Council steamed as trash keeps piling up
By Gordon Y.K. Pang
Advertiser Staff Writer
Honolulu City Council members are renewing their call for the Hannemann administration to cancel its contract with Hawaiian Waste Systems after the company was fined $40,400 by the state Health Department yesterday.
"I would say it's time to throw in the towel," Councilman Ikaika Anderson said. "Enough is enough."
The company began accepting trash from the city for shipment to the Mainland on Sept. 28 but has yet to send a barge off Kalaeloa Harbor. The most recent holdup has been Hawaiian Waste System's inability to obtain clearance from the U.S. Department of Agriculture to ship trash to the Mainland.
Hawaiian Waste president Mike Chutz could not be reached for comment late yesterday.
Shipping trash to the Mainland was seen as one way O'ahu could deal with refuse that is piling up at the city's Waimānalo Gulch landfill, O'ahu's only municipal landfill, near Kahe Point along the Leeward Coast.
Councilwoman Ann Kobayashi, who heads the Council Public Infrastructure Committee, said she wants city attorneys to brief her committee behind closed doors on any talks taking place between Mayor Mufi Hannemann's administration and the company.
"Even if they get out of this, I don't see how they can ship at the same cost after they've incurred so many other charges," she said.
The Health Department said the company is being fined for:
• Storing wrapped but exposed waste bales at its Oihana Street packing facility for too long. The company's permit allows it to store bales up to 15 days during normal operations and up to 45 days if there is an equipment breakdown.
• Storing shipping containers of the trash on two nearby Campbell Industrial Park properties without permission to do so by the Health Department. One is across Oihana Street; the other is on Komohana Street.
Environmental Services Director Tim Steinberger last month estimated more than 20,000 tons of trash are being stored at the three sites. Besides the fine, the Health Department wants Hawaiian Waste to take corrective action.
Steven Chang, branch chief for the Health Department's Solid and Hazardous Waste Branch, said yesterday that Hawaiian Waste still does not have DOH approval to store the waste at the two alternate sites.
Hannemann administration officials declined to comment yesterday.
At a Public Infrastructure Committee meeting on Tuesday, Deputy Environmental Services Director Manny Lanuevo and Deputy Corporation Counsel Gary Takeuchi said representatives of the city and the company are in negotiations, but gave no details.
The city recently stopped delivering trash to Hawaiian Waste at the company's request.
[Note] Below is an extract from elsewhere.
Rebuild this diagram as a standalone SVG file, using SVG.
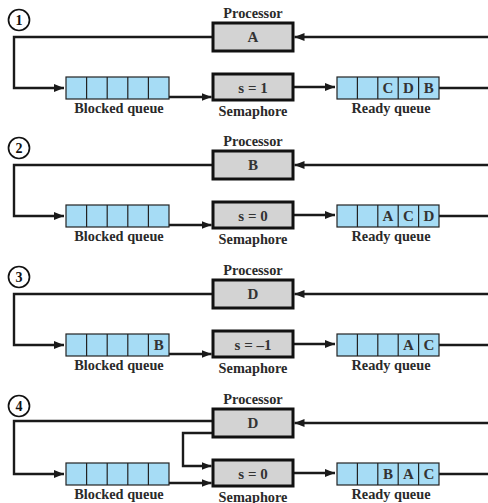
<svg xmlns="http://www.w3.org/2000/svg" width="488" height="503" viewBox="0 0 488 503">
<defs>
<style>
.lbl{font-family:"Liberation Serif","Times New Roman",serif;font-weight:bold;font-size:14.3px;fill:#2a2a2a;text-anchor:middle}
.val{font-family:"Liberation Serif","Times New Roman",serif;font-weight:bold;font-size:15px;fill:#333;text-anchor:middle}
.num{font-family:"Liberation Serif","Times New Roman",serif;font-weight:bold;font-size:14px;fill:#111;text-anchor:middle}
.box{fill:#d3d3d3;stroke:#111;stroke-width:3}
.q{fill:#a6dcf5;stroke:#222;stroke-width:1.2}
.cell{stroke:#222;stroke-width:1.2}
.circ{fill:#fff;stroke:#111;stroke-width:1.7}
.ln{fill:none;stroke:#1a1a1a;stroke-width:2.4}
</style>
<marker id="ah" markerUnits="userSpaceOnUse" markerWidth="10" markerHeight="8" refX="10" refY="4" orient="auto">
<path d="M0,0 L10,4 L0,8 z" fill="#1a1a1a"/>
</marker>
</defs>

<!-- connectors -->
<g id="connectors" class="ln">
<!-- panel 1 -->
<path d="M213,37 H14 V88 H64" marker-end="url(#ah)"/>
<path d="M169,97 H211.5" marker-end="url(#ah)"/>
<path d="M293,87 H335" marker-end="url(#ah)"/>
<path d="M439,88 H488"/>
<path d="M488,37 H294.5" marker-end="url(#ah)"/>
<!-- panel 2 -->
<path d="M213,165 H14 V216 H64" marker-end="url(#ah)"/>
<path d="M169,225 H211.5" marker-end="url(#ah)"/>
<path d="M293,215 H335" marker-end="url(#ah)"/>
<path d="M439,216 H488"/>
<path d="M488,165 H294.5" marker-end="url(#ah)"/>
<!-- panel 3 -->
<path d="M213,294 H14 V345 H64" marker-end="url(#ah)"/>
<path d="M169,354 H211.5" marker-end="url(#ah)"/>
<path d="M293,344 H335" marker-end="url(#ah)"/>
<path d="M439,345 H488"/>
<path d="M488,294 H294.5" marker-end="url(#ah)"/>
<!-- panel 4 -->
<path d="M213,421 H14 V474 H64" marker-end="url(#ah)"/>
<path d="M213,433 H183 V466 H211.5" marker-end="url(#ah)"/>
<path d="M169,483 H211.5" marker-end="url(#ah)"/>
<path d="M293,473 H335" marker-end="url(#ah)"/>
<path d="M439,474 H488"/>
<path d="M488,423 H294.5" marker-end="url(#ah)"/>
</g>

<!-- ===== Panel 1 ===== -->
<g id="step1">
<circle class="circ" cx="19" cy="20" r="10.5"/>
<text class="num" x="19" y="25">1</text>
</g>
<g id="processor1">
<text class="lbl" x="253" y="18">Processor</text>
<rect class="box" x="213" y="23" width="80" height="28"/>
<text class="val" x="253" y="42">A</text>
</g>
<g id="semaphore1">
<rect class="box" x="213" y="74" width="80" height="26"/>
<text class="val" x="253" y="92.5">s = 1</text>
<text class="lbl" x="253" y="116">Semaphore</text>
</g>
<g id="blocked1">
<rect class="q" x="66" y="77" width="103" height="22"/>
<path class="cell" d="M86.6,77 V99 M107.2,77 V99 M127.8,77 V99 M148.4,77 V99"/>
<text class="lbl" x="119" y="112.5">Blocked queue</text>
</g>
<g id="ready1">
<rect class="q" x="337" y="77" width="102" height="22"/>
<path class="cell" d="M357.4,77 V99 M377.8,77 V99 M398.2,77 V99 M418.6,77 V99"/>
<text class="val" x="388" y="93">C</text>
<text class="val" x="408.4" y="93">D</text>
<text class="val" x="428.8" y="93">B</text>
<text class="lbl" x="391" y="112.5">Ready queue</text>
</g>

<!-- ===== Panel 2 ===== -->
<g id="step2">
<circle class="circ" cx="19" cy="148" r="10.5"/>
<text class="num" x="19" y="153">2</text>
</g>
<g id="processor2">
<text class="lbl" x="253" y="146">Processor</text>
<rect class="box" x="213" y="151" width="80" height="28"/>
<text class="val" x="253" y="170">B</text>
</g>
<g id="semaphore2">
<rect class="box" x="213" y="202" width="80" height="26"/>
<text class="val" x="253" y="220.5">s = 0</text>
<text class="lbl" x="253" y="244">Semaphore</text>
</g>
<g id="blocked2">
<rect class="q" x="66" y="205" width="103" height="22"/>
<path class="cell" d="M86.6,205 V227 M107.2,205 V227 M127.8,205 V227 M148.4,205 V227"/>
<text class="lbl" x="119" y="240.5">Blocked queue</text>
</g>
<g id="ready2">
<rect class="q" x="337" y="205" width="102" height="22"/>
<path class="cell" d="M357.4,205 V227 M377.8,205 V227 M398.2,205 V227 M418.6,205 V227"/>
<text class="val" x="388" y="221">A</text>
<text class="val" x="408.4" y="221">C</text>
<text class="val" x="428.8" y="221">D</text>
<text class="lbl" x="391" y="240.5">Ready queue</text>
</g>

<!-- ===== Panel 3 ===== -->
<g id="step3">
<circle class="circ" cx="19" cy="277" r="10.5"/>
<text class="num" x="19" y="282">3</text>
</g>
<g id="processor3">
<text class="lbl" x="253" y="275">Processor</text>
<rect class="box" x="213" y="280" width="80" height="28"/>
<text class="val" x="253" y="299">D</text>
</g>
<g id="semaphore3">
<rect class="box" x="213" y="331" width="80" height="26"/>
<text class="val" x="253" y="349.5">s = –1</text>
<text class="lbl" x="253" y="373">Semaphore</text>
</g>
<g id="blocked3">
<rect class="q" x="66" y="334" width="103" height="22"/>
<path class="cell" d="M86.6,334 V356 M107.2,334 V356 M127.8,334 V356 M148.4,334 V356"/>
<text class="val" x="158.7" y="350">B</text>
<text class="lbl" x="119" y="369.5">Blocked queue</text>
</g>
<g id="ready3">
<rect class="q" x="337" y="334" width="102" height="22"/>
<path class="cell" d="M357.4,334 V356 M377.8,334 V356 M398.2,334 V356 M418.6,334 V356"/>
<text class="val" x="408.4" y="350">A</text>
<text class="val" x="428.8" y="350">C</text>
<text class="lbl" x="391" y="369.5">Ready queue</text>
</g>

<!-- ===== Panel 4 ===== -->
<g id="step4">
<circle class="circ" cx="19" cy="406" r="10.5"/>
<text class="num" x="19" y="411">4</text>
</g>
<g id="processor4">
<text class="lbl" x="253" y="404">Processor</text>
<rect class="box" x="213" y="409" width="80" height="28"/>
<text class="val" x="253" y="428">D</text>
</g>
<g id="semaphore4">
<rect class="box" x="213" y="460" width="80" height="26"/>
<text class="val" x="253" y="478.5">s = 0</text>
<text class="lbl" x="253" y="501.5">Semaphore</text>
</g>
<g id="blocked4">
<rect class="q" x="66" y="463" width="103" height="22"/>
<path class="cell" d="M86.6,463 V485 M107.2,463 V485 M127.8,463 V485 M148.4,463 V485"/>
<text class="lbl" x="119" y="498.5">Blocked queue</text>
</g>
<g id="ready4">
<rect class="q" x="337" y="463" width="102" height="22"/>
<path class="cell" d="M357.4,463 V485 M377.8,463 V485 M398.2,463 V485 M418.6,463 V485"/>
<text class="val" x="388" y="479">B</text>
<text class="val" x="408.4" y="479">A</text>
<text class="val" x="428.8" y="479">C</text>
<text class="lbl" x="391" y="498.5">Ready queue</text>
</g>
</svg>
The company's contract calls for shipping up to 100,000 tons of trash annually to a landfill in Washington state.
But the company, which says it has invested more than $10 million on its Campbell facility, has run into a number of difficulties, including the city's initial refusal last year to grant the contract after it said the company had not met procurement specifications.
More recently, the biggest stumbling block has been the company's inability to get approval from the U.S. Department of Agriculture to transport the trash via barge from Kalaeloa Harbor to the Port of Longview in Washington, and then by train to Roosevelt Landfill.
Hawaiian Waste originally said it would begin shipping in October, but has postponed the start of shipments at least 10 times.
Anderson said the Hannemann administration "has tried its best to provide the council with answers. But the administration is not Hawaiian Waste." At this point, he said, "I would really hope that the Hannemann administration strongly consider canceling the contract."
Anderson acknowledged he was one of those who criticized the administration for foot-dragging in awarding the contract to Hawaiian Waste. "I regret I was wrong on that," he said.
Kobayashi said she's been approached by vendors who said they rented shipping containers to Hawaiian Waste and have not been paid.
The city appropriated about $10 million for the contract, which calls for the city to pay $99.89 for every ton that's actually placed in a Mainland landfill. City officials said the company gets no money from the city until it shows proof that the trash has been placed in Mainland landfills.